The upcoming elections may lead to improved governance but the omens do not look good. What has been most galling for Sri Lanka, is that it was the incompetence and negligence of the divided government that allowed the bombings to happen, despite repeated warnings.
The chaos does have political ramifications. Gotabaya Rajapaksa, the former defence minister under his brother President Mahinda Rajapaksa, was responsible for defeating the Tigers in a bloody climax leading to the deaths of thousands of civilians. He is accused of war crimes but now benefits from his strong man image to announce that he will be running for president and will stop the spread of Islamist extremism by rebuilding the intelligence services.
However, while he declared his candidacy soon after the Easter Sunday terrorist attacks he must be allowed to renounce his US citizenship to contest the presidential elections. The Sri Lankan constitution bars foreign citizens from becoming president. Such a renunciation seems uncertain with court cases outstanding against him in the US relating to the murder of a journalist.
Sri Lanka may have the potential to emulate Malaysia but its politicians need to be prepared to embrace a pluralist, multi-cultural, multi-ethnic democracy, rather than the ethnocentrism and majoritarianism that have prevailed since independence. As a result, says the academic, Sachithanandam Sathananthan, in a recent Sri Lankan newspaper article, the Sinhala-Buddhist elite has successfully generated three armed challenges to its state – from 1971 to 2019 – by the Sinhalese JVP, Tamil LTTE and now the incipient Muslim NTJ.
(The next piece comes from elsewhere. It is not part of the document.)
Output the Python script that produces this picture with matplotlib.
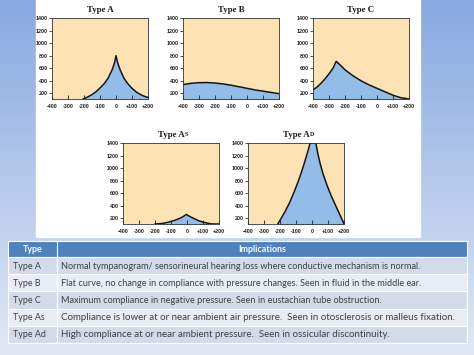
import numpy as np
import matplotlib.pyplot as plt
from matplotlib.patches import Rectangle

W, H = 474, 355

pressure_ticks = [-400, -300, -200, -100, 0, 100, 200]
pressure_labels = ['-400', '-300', '-200', '-100', '0', '+100', '+200']
compliance_ticks = [200, 400, 600, 800, 1000, 1200, 1400]

# tympanogram curves: pressure (daPa) vs compliance
type_a_x = [-205, -175, -150, -125, -100, -75, -50, -25, -10, 0, 10, 25, 50, 75, 100, 125, 150, 175, 200]
type_a_y = [110, 145, 180, 225, 285, 350, 440, 570, 680, 800, 690, 580, 440, 350, 280, 225, 185, 155, 135]

type_b_x = [-400, -350, -300, -250, -200, -150, -100, -50, 0, 50, 100, 150, 200]
type_b_y = [340, 360, 370, 372, 365, 350, 330, 305, 280, 255, 235, 215, 195]

type_c_x = [-400, -375, -350, -325, -300, -275, -255, -225, -200, -150, -100, -50, 0, 50, 100, 150, 200]
type_c_y = [255, 300, 360, 430, 510, 600, 710, 640, 575, 480, 400, 335, 280, 225, 170, 130, 110]

type_as_x = [-200, -150, -100, -75, -50, -25, -5, 25, 50, 75, 100, 125, 150, 175, 200]
type_as_y = [110, 120, 150, 170, 195, 225, 262, 220, 190, 160, 140, 125, 112, 110, 110]

type_ad_x = [-214, -195, -170, -140, -110, -80, -55, -35, -20, -12, 24, 35, 50, 70, 95, 120, 145, 170, 200]
type_ad_y = [110, 190, 300, 450, 630, 830, 1020, 1190, 1320, 1400, 1400, 1250, 1080, 900, 720, 560, 420, 280, 115]

table_types = ['Type A', 'Type B', 'Type C', 'Type As', 'Type Ad']
table_implications = [
    'Normal tympanogram/ sensorineural hearing loss where conductive mechanism is normal.',
    'Flat curve, no change in compliance with pressure changes. Seen in fluid in the middle ear.',
    'Maximum compliance in negative pressure. Seen in eustachian tube obstruction.',
    'Compliance is lower at or near ambient air pressure.  Seen in otosclerosis or malleus fixation.',
    'High compliance at or near ambient pressure.  Seen in ossicular discontinuity.',
]

PEACH = '#fde3b4'
BLUE = '#93bde8'
TICK_FONT = 'Liberation Sans'
TABLE_FONT = 'Lato'


def frac(x, y, w, h):
    # pixel box (top-left origin) -> figure fraction rect
    return [x / W, 1 - (y + h) / H, w / W, h / H]


fig = plt.figure(figsize=(W / 100, H / 100), dpi=100)

# slide background: blue gradient with a white panel behind the charts
bg = fig.add_axes([0, 0, 1, 1])
top = np.array([0.53, 0.66, 0.88])
bot = np.array([0.88, 0.91, 0.96])
t = np.linspace(0, 1, 256)[:, None]
grad = top * (1 - t) + bot * t
bg.imshow(np.repeat(grad[:, None, :], 2, axis=1), aspect='auto', extent=[0, W, H, 0])
bg.add_patch(Rectangle((36, 0), 384, 237, color='white'))
bg.set_xlim(0, W)
bg.set_ylim(H, 0)
bg.axis('off')


def tymp(box, xs, ys, title, small=None):
    ax = fig.add_axes(frac(*box))
    ax.set_facecolor(PEACH)
    ax.fill_between(xs, ys, 0, color=BLUE, lw=0, zorder=1)
    ax.plot(xs, ys, color='#151515', lw=1.1, zorder=3)
    ax.set_xlim(-400, 200)
    ax.set_ylim(110, 1400)
    ax.set_xticks(pressure_ticks)
    ax.set_xticklabels(pressure_labels)
    ax.set_yticks(compliance_ticks)
    ax.tick_params(axis='x', direction='in', length=3, width=0.7, pad=3.8,
                   labelsize=3.9, color='#333333', zorder=4)
    ax.tick_params(axis='y', direction='out', length=2.5, width=0.6, pad=0.6,
                   labelsize=3.9, color='#333333')
    for lab in ax.get_xticklabels() + ax.get_yticklabels():
        lab.set_fontweight('bold')
        lab.set_family(TICK_FONT)
        lab.set_color('#222222')
    for s in ax.spines.values():
        s.set_linewidth(0.6)
        s.set_color('#333333')
        s.set_zorder(5)
    tt = ax.set_title(title, fontsize=6.4, fontweight='bold', family='Liberation Serif',
                      pad=4.2, color='#1a1a1a')
    if small:
        ax.annotate(small, xy=(1, 0), xycoords=tt, xytext=(0.2, 1.4), textcoords='offset points',
                    fontsize=4.4, fontweight='bold', family='Liberation Serif',
                    color='#1a1a1a', ha='left', va='bottom')
    return ax


tymp((52, 18, 96, 81), type_a_x, type_a_y, 'Type A')
tymp((183, 18, 96, 81), type_b_x, type_b_y, 'Type B')
tymp((313, 18, 96, 81), type_c_x, type_c_y, 'Type C')
tymp((123, 143, 96, 81), type_as_x, type_as_y, 'Type A', 'S')
tymp((248, 143, 96, 81), type_ad_x, type_ad_y, 'Type A', 'D')

# implications table
tab = fig.add_axes([0, 0, 1, 1])
tab.set_xlim(0, W)
tab.set_ylim(H, 0)
tab.axis('off')
x0, x1, x2 = 8, 57, 467
y_head, y_body, row_h = 241, 257, 17.2
tab.add_patch(Rectangle((x0, y_head), x2 - x0, y_body - y_head, facecolor='#4f81bd',
                        edgecolor='white', lw=0.8))
tab.plot([x1, x1], [y_head, y_body], color='white', lw=0.8)
tab.text((x0 + x1) / 2, (y_head + y_body) / 2 + 0.5, 'Type', color='white', fontsize=6.4,
         fontweight='bold', family=TABLE_FONT, ha='center', va='center')
tab.text((x1 + x2) / 2, (y_head + y_body) / 2 + 0.5, 'Implications', color='white', fontsize=6.4,
         fontweight='bold', family=TABLE_FONT, ha='center', va='center')
for i, (typ, imp) in enumerate(zip(table_types, table_implications)):
    y = y_body + i * row_h
    fc = '#d3dbea' if i % 2 == 0 else '#e8ecf4'
    # the last two rows of the original use a slightly wider face
    fs = 7.0 if i >= 3 else 6.6
    tab.add_patch(Rectangle((x0, y), x1 - x0, row_h, facecolor=fc, edgecolor='white', lw=0.8))
    tab.add_patch(Rectangle((x1, y), x2 - x1, row_h, facecolor=fc, edgecolor='white', lw=0.8))
    tab.text(x0 + 5, y + row_h / 2 + 0.5, typ, color='#404040', fontsize=6.4,
             family=TABLE_FONT, ha='left', va='center')
    tab.text(x1 + 4, y + row_h / 2 + 0.5, imp, color='#404040', fontsize=fs,
             family=TABLE_FONT, ha='left', va='center')

fig.savefig('out.png', dpi=100)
Sri Lanka’s tourist sector looks set to recover quickly from the bombings but the underlying political challenges for the country still remain. The investment climate, though, is attractive across many sectors with tourism in prime position. Prior to the bombings, the country had about 2.5m tourists a year compared with over 35m for Thailand. That alone is an enticing prospect for foreign investors but they may have no choice but to build in a large political risk premium into any return expectations on their investments.